Lines of data:
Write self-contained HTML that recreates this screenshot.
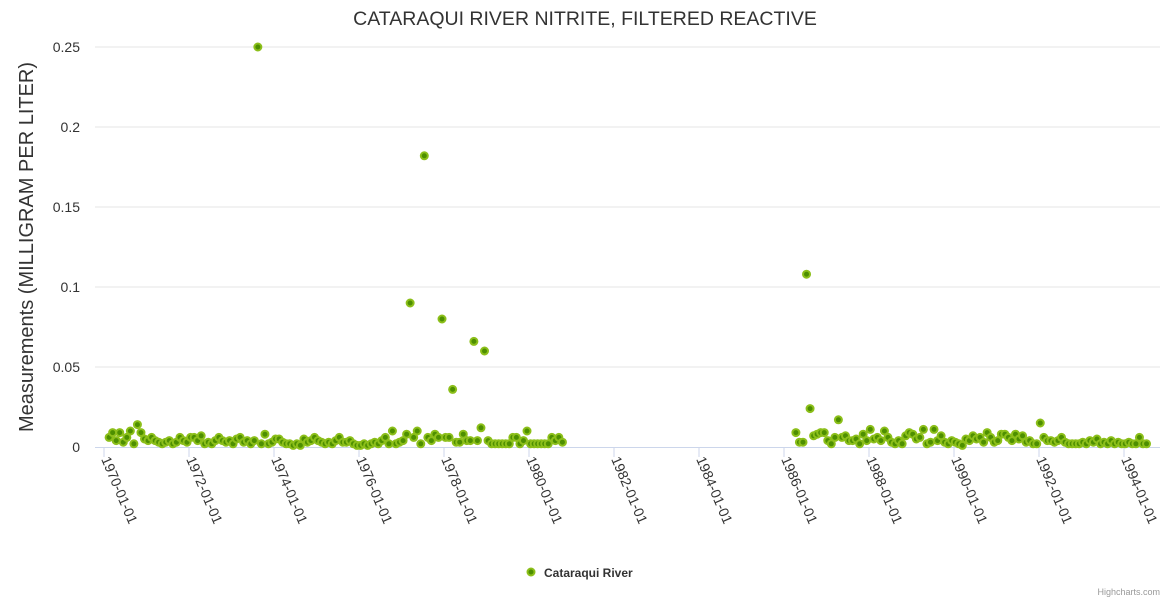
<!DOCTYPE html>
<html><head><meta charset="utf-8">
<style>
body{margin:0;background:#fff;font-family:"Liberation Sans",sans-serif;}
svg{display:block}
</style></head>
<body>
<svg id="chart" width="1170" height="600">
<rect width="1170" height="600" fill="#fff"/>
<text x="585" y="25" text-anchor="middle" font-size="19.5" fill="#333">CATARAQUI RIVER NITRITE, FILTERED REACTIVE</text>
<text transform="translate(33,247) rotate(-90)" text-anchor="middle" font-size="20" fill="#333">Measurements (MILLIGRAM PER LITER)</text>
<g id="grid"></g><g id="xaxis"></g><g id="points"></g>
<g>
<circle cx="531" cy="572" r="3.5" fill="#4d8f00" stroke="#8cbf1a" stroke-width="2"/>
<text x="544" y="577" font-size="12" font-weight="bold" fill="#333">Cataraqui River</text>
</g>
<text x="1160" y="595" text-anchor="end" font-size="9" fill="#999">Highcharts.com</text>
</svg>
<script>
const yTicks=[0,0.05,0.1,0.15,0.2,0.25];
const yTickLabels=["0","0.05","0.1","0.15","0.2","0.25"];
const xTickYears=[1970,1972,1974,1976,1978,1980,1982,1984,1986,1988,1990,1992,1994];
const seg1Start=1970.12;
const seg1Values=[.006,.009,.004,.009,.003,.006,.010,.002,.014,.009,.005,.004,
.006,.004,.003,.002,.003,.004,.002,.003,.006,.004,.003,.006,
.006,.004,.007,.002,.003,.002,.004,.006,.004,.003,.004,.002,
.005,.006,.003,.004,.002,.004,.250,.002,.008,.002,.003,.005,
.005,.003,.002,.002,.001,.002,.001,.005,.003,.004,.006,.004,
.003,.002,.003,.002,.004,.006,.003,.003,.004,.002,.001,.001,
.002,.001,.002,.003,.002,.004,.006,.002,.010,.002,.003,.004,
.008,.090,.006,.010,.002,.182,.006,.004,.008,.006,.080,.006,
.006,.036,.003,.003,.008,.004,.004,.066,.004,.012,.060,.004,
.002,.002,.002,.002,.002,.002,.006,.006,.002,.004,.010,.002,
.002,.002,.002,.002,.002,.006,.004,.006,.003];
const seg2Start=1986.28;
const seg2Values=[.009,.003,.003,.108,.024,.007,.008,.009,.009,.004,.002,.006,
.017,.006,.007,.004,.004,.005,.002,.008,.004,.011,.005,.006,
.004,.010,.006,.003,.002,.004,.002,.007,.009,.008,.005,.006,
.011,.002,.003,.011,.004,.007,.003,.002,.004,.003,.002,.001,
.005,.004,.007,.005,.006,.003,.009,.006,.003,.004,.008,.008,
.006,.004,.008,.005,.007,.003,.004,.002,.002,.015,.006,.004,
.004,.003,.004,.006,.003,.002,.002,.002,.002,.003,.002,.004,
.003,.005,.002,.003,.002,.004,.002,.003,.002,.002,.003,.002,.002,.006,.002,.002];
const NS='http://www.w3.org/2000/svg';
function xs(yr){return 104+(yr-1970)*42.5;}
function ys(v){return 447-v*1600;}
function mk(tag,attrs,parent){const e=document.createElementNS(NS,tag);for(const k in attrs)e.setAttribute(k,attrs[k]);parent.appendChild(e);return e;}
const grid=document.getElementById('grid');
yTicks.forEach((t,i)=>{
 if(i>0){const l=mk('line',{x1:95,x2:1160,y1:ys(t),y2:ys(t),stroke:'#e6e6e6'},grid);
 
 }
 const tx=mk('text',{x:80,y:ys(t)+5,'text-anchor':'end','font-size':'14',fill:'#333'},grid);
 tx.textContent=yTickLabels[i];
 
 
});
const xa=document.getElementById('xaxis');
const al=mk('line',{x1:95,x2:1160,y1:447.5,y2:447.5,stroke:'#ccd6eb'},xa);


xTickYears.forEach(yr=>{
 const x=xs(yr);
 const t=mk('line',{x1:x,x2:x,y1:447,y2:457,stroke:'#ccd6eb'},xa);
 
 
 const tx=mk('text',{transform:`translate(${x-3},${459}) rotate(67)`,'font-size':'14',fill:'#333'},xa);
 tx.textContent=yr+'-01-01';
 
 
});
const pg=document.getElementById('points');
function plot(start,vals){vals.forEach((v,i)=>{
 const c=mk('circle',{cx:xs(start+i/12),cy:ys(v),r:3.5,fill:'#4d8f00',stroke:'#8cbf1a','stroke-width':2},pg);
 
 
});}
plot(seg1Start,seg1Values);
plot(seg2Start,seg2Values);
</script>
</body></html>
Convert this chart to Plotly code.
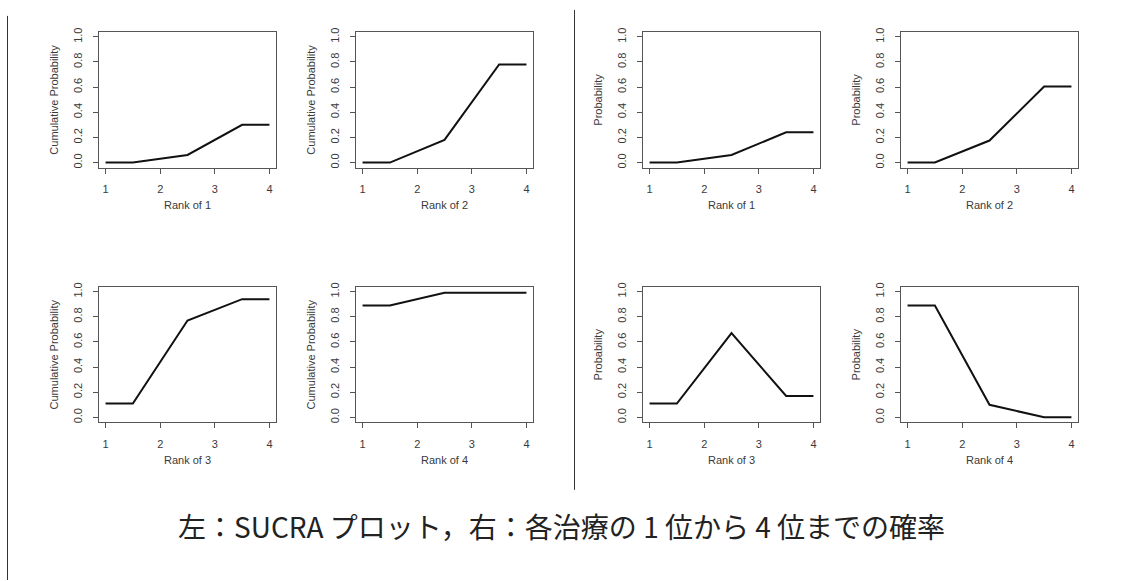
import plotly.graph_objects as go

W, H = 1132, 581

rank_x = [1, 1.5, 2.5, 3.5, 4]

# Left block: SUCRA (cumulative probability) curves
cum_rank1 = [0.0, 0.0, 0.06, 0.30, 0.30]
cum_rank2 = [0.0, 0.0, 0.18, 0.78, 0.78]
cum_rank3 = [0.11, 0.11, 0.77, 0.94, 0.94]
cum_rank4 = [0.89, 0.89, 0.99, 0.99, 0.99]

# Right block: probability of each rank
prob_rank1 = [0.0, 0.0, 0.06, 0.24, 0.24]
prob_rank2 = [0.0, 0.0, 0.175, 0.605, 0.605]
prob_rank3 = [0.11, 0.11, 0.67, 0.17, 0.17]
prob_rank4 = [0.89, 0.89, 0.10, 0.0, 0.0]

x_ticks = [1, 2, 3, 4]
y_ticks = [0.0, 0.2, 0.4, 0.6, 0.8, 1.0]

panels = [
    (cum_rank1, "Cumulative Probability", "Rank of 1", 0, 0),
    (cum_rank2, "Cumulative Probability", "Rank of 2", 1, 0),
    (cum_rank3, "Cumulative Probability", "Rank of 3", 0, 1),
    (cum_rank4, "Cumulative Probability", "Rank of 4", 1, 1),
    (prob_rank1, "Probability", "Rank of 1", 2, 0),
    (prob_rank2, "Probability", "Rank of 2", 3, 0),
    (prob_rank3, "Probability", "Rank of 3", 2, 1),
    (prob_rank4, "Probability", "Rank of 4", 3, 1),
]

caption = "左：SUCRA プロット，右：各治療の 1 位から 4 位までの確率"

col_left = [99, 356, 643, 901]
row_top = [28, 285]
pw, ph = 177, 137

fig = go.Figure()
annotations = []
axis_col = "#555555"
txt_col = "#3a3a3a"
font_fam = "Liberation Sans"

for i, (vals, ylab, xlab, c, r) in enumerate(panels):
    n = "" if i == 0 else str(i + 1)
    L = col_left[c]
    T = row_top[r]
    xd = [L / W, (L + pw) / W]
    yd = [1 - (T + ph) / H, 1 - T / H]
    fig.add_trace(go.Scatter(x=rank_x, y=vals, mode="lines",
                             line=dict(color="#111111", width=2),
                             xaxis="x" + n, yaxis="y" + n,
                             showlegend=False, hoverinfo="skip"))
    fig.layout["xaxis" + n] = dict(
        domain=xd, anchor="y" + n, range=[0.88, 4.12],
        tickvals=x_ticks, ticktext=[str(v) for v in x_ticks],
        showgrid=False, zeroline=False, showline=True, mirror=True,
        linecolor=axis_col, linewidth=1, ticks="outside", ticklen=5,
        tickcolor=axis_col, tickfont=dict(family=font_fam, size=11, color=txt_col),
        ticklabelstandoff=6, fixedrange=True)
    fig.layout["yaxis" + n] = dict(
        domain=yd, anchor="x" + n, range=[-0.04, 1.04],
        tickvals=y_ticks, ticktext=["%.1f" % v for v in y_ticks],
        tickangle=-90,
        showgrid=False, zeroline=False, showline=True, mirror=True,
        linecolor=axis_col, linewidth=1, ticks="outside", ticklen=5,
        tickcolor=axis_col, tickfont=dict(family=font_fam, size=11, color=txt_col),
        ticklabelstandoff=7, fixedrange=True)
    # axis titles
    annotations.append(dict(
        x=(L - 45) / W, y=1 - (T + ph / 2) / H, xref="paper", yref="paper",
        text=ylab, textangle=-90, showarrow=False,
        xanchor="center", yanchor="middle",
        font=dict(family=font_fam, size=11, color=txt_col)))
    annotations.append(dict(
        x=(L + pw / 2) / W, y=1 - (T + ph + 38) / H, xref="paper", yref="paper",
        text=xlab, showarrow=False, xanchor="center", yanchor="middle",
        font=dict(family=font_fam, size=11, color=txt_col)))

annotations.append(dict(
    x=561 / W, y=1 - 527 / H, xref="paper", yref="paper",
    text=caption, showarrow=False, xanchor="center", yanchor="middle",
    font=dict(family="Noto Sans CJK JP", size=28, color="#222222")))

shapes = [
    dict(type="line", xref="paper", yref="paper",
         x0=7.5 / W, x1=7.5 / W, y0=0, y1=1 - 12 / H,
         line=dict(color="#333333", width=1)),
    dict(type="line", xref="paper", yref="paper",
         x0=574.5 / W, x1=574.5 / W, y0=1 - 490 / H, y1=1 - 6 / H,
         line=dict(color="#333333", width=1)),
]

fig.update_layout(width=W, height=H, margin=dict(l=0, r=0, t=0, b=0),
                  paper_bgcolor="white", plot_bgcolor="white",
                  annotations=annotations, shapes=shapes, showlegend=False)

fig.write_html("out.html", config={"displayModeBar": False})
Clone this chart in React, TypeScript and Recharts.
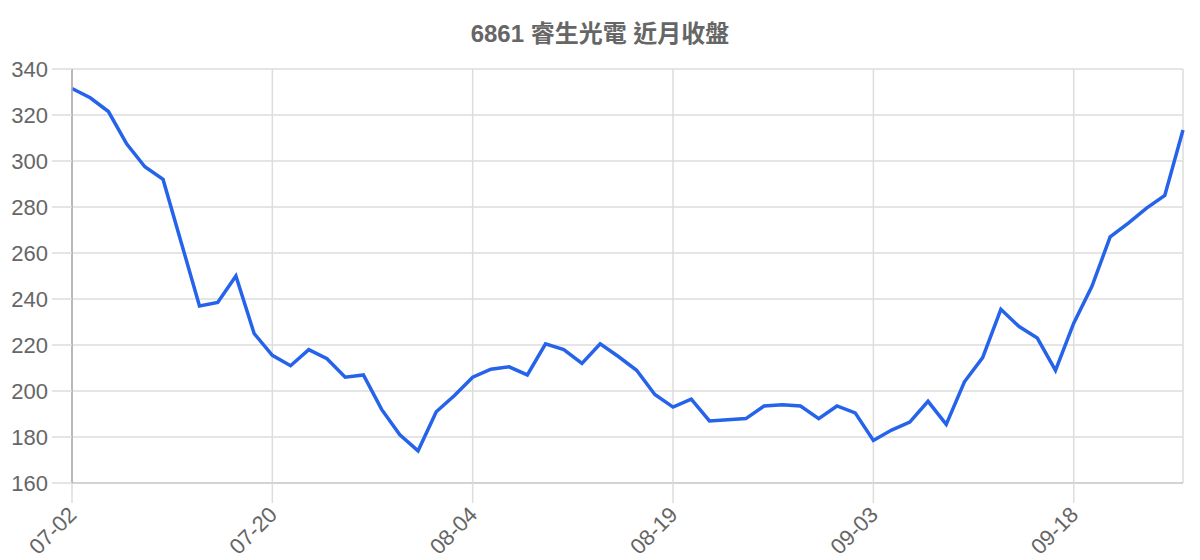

:: YOUR OBJECTIVE ::
Every line above that contains the word "this" should be reported.

:: ANSWER FOR THE TASK ::
Write self-contained HTML that recreates this screenshot.
Convert this chart to Plotly code.
Clone this chart in React, TypeScript and Recharts.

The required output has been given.